Plotting code records:

******

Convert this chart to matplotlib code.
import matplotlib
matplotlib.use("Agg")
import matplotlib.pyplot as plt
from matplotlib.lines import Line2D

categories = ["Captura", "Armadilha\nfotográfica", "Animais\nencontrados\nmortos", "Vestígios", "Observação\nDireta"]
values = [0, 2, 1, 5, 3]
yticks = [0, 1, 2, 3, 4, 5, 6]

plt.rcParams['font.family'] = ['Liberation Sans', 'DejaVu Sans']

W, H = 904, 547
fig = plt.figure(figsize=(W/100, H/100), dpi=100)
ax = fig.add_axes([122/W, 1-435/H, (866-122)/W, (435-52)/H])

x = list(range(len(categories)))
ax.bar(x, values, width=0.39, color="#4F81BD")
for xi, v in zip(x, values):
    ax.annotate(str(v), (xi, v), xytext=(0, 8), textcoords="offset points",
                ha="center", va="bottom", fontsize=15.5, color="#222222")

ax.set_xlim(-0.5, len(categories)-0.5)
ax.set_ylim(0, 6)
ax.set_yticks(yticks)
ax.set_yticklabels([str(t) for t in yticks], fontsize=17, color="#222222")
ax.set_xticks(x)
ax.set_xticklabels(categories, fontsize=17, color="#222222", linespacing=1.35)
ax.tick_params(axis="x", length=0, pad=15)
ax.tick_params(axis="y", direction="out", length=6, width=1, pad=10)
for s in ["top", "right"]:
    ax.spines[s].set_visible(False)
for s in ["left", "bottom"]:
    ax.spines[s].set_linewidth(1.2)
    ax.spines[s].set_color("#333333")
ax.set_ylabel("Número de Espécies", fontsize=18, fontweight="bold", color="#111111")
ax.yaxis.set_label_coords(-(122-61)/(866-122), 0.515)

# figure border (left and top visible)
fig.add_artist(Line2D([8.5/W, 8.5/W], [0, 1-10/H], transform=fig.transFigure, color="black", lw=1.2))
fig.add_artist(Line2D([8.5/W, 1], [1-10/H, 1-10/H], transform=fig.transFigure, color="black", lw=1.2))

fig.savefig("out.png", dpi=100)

******

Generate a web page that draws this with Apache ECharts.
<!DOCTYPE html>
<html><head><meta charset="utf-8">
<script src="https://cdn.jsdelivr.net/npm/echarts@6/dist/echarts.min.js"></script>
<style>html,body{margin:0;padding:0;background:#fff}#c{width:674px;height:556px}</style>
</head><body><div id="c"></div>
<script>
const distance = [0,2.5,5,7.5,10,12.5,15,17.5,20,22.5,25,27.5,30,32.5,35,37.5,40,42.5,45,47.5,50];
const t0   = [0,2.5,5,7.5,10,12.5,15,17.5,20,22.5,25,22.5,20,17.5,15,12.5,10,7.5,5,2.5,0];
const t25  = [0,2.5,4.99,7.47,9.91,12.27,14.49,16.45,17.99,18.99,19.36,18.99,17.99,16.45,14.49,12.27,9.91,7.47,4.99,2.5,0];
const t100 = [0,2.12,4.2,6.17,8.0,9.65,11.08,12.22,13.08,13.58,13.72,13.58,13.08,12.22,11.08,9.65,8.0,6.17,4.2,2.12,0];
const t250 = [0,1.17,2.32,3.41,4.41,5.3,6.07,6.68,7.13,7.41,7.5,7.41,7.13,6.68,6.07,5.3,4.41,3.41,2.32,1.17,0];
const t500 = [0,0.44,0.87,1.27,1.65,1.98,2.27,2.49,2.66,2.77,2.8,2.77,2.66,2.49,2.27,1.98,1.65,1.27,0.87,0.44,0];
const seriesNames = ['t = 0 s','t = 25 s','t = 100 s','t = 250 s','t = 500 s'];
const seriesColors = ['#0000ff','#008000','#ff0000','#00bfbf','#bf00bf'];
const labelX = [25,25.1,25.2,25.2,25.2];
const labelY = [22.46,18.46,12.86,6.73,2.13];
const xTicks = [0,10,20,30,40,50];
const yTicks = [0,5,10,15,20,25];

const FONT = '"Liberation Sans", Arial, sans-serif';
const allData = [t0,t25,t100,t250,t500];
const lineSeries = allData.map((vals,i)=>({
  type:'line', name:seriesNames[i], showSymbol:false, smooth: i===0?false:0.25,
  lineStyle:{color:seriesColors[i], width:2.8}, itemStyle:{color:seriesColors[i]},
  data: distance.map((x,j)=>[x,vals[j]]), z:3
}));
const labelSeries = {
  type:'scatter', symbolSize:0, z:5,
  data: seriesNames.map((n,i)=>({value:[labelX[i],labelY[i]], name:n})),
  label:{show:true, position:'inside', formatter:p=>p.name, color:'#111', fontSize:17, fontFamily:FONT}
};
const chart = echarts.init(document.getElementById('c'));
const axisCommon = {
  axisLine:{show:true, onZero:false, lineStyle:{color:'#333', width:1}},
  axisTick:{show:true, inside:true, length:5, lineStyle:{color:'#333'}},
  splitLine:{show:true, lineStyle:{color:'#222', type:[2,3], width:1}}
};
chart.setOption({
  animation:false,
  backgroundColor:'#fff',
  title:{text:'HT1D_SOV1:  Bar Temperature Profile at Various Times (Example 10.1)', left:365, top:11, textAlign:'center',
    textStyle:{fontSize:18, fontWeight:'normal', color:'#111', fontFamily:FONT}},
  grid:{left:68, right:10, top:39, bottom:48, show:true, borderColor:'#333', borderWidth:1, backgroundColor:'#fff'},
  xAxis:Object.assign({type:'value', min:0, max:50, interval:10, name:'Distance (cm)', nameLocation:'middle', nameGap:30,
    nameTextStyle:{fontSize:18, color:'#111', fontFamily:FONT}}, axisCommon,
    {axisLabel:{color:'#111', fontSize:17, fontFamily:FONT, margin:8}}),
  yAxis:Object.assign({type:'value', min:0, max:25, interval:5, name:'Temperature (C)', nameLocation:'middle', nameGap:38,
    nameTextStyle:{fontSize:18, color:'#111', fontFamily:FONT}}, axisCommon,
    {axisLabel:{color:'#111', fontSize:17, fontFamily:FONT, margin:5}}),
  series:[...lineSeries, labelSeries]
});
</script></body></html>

******

* YOUR OBJECTIVE
Take exactly the lines from the one containing "Convert this chart to matplotlib code." through the one containing "plt.rcParams['font.family'] = ['Liberation" in the data above, and output them with nothing added.

* COMPLETE RESPONSE
Convert this chart to matplotlib code.
import matplotlib
matplotlib.use("Agg")
import matplotlib.pyplot as plt
from matplotlib.lines import Line2D

categories = ["Captura", "Armadilha\nfotográfica", "Animais\nencontrados\nmortos", "Vestígios", "Observação\nDireta"]
values = [0, 2, 1, 5, 3]
yticks = [0, 1, 2, 3, 4, 5, 6]

plt.rcParams['font.family'] = ['Liberation Sans', 'DejaVu Sans']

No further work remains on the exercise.